Up close and personal
Calder insisted upon intuitive interaction: “The aesthetic value of these objects cannot be arrived at by reasoning. Familiarization is necessary,” he said. Speaking about his works, Calder stated: “That others grasp what I have in mind seems unessential, at least as long as they have something else in theirs.”
In Oiticica’s art, the viewer is required to take part, sometimes to the point of penetrating the work itself, as in the case of some of his “Nuclei”.
The liberation of color was also a major concern for both. Calder’s Untitled (around 1947), is a complex collection of hanging polychrome discs that insists upon the viewer’s participation: only when approaching the mobile does its mutating form resolve into discrete colors.

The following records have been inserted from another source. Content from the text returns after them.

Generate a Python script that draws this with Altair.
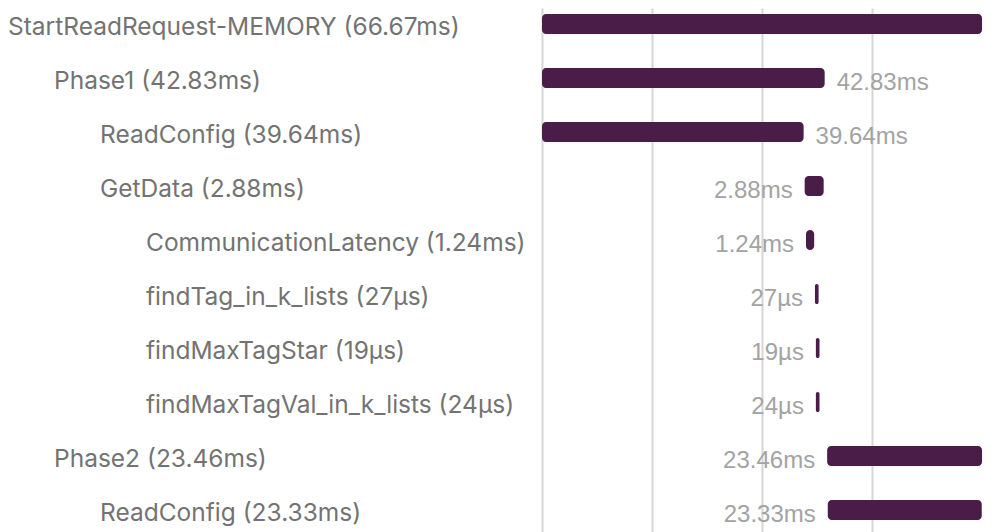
import altair as alt
import pandas as pd

names = ["StartReadRequest-MEMORY", "Phase1", "ReadConfig", "GetData",
         "CommunicationLatency", "findTag_in_k_lists", "findMaxTagStar",
         "findMaxTagVal_in_k_lists", "Phase2", "ReadConfig"]
depths = [0, 1, 2, 2, 3, 3, 3, 3, 1, 2]
starts_ms = [0.0, 0.0, 0.0, 39.8, 40.0, 41.36, 41.5, 41.5, 43.21, 43.3]
durations_ms = [66.67, 42.83, 39.64, 2.88, 1.24, 0.027, 0.019, 0.024, 23.46, 23.33]
duration_labels = ["66.67ms", "42.83ms", "39.64ms", "2.88ms", "1.24ms",
                   "27µs", "19µs", "24µs", "23.46ms", "23.33ms"]
grid_values = [0.0, 16.6675, 33.335, 50.0025]

df = pd.DataFrame({
    "row": list(range(len(names))),
    "name": names,
    "depth": depths,
    "start": starts_ms,
    "dur": durations_ms,
    "dlabel": duration_labels,
})
df["label"] = df["name"] + " (" + df["dlabel"] + ")"

TOTAL = 66.67
H = 524
STEP = 54
TOP = 16
y_enc = alt.Y("row:Q",
              scale=alt.Scale(domain=[-TOP / STEP, (H - TOP) / STEP], reverse=True,
                              padding=0, nice=False, zero=False),
              axis=None)

left = alt.Chart(df).mark_text(
    align="left", baseline="middle", dy=4, font="Inter", fontSize=24.5, color="#737373"
).encode(
    x=alt.X("depth:Q", scale=alt.Scale(domain=[0, 3], range=[0, 138]), axis=None),
    y=y_enc,
    text="label:N",
).properties(width=534, height=H)

base = alt.Chart(df).transform_calculate(
    end="datum.start + datum.dur",
    end_disp="max(datum.start + datum.dur, datum.start + 0.55)",
)

x_scale = alt.Scale(domain=[0, TOTAL], nice=False, zero=False, padding=0)

bars = base.mark_bar(color="#4a1c48", cornerRadius=4, size=20).encode(
    x=alt.X("start:Q", scale=x_scale,
            axis=alt.Axis(values=grid_values, grid=True, labels=False, ticks=False,
                          domain=False, title=None, gridColor="#d6d6d6", gridWidth=2)),
    x2="end_disp:Q",
    y=y_enc,
)

right_text = base.transform_filter("datum.start == 0 && datum.dur < 60").mark_text(
    align="left", baseline="middle", dx=12, dy=5, font="Liberation Sans",
    fontSize=24, color="#a3a3a3"
).encode(x="end:Q", y=y_enc, text="dlabel:N")

left_text = base.transform_filter("datum.start > 0").mark_text(
    align="right", baseline="middle", dx=-12, dy=5, font="Liberation Sans",
    fontSize=24, color="#a3a3a3"
).encode(x="start:Q", y=y_enc, text="dlabel:N")

right = alt.layer(bars, right_text, left_text).properties(width=440, height=H)

chart = alt.hconcat(left, right, spacing=0).properties(
    padding=0, background="white"
).configure_view(stroke=None)

chart.save("out.html", embed_options={"renderer": "svg", "actions": False})
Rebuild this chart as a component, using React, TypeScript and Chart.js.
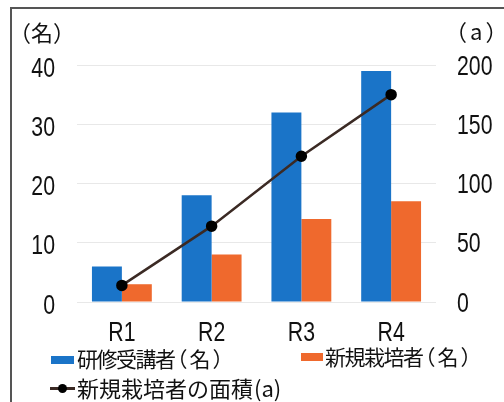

Beginning with his “Metaesquemas” series, Oiticica wanted to free color from its traditional subordination to line and form by making it an autonomous element. He wanted to endow “color with its own structural autonomy”, dispensing with “the two-dimensional plane, thereby annihilating painting itself”.
In 1963, in a moment of true innovation, he began the “Bólides”, small boxes painted an intense hue of red or orange that he described as “an energy-center of sensation and feeling”. Viewers were encouraged to manipulate the works with their hands. His subsequent series, “Parangolé”, comprised layers of fabric designed to be worn, work that are, activated as the participant moves.
Lively or political
Calder eroded the division between high and low art with works such as Cirque Calder (1926-31), a complex body of art made from a spectrum of found materials. The liveliness of his early work continued in later abstract works. As the curator and writer James Johnson Sweeney said: “We grin and enjoy it… This is not the way one usually feels in a roomful of sculpture.”
Oiticica’s move towards the naïve was more political. “Art is no longer an instrument of intellectual domination, can no longer be used as something ‘supreme’, unattainable, as pleasure for the whisky-drinking bourgeois or the speculative intellectual: the only art of the past which will remain is that which can be apprehended as direct emotion, that can release the individual from his oppressive conditioning, giving him a new dimension which responds to his behaviour,” he said in 1967.
There are strong resonances between the work of Calder and Oiticica, who both pioneered new forms in art, prioritizing color, movement and participation. As institutional support continues to increase, international collectors will explore the symbiotic relationship between Brazil’s avant-garde and blue-chip artists such as Calder with greater confidence. The idea of hanging a Calder mobile next to a work by Oiticica will, hopefully, seem natural—even necessary.
So, make your way to the Whitney this summer to see the work of these two great pioneers. Look, feel and move together with the art of Calder and Oiticica.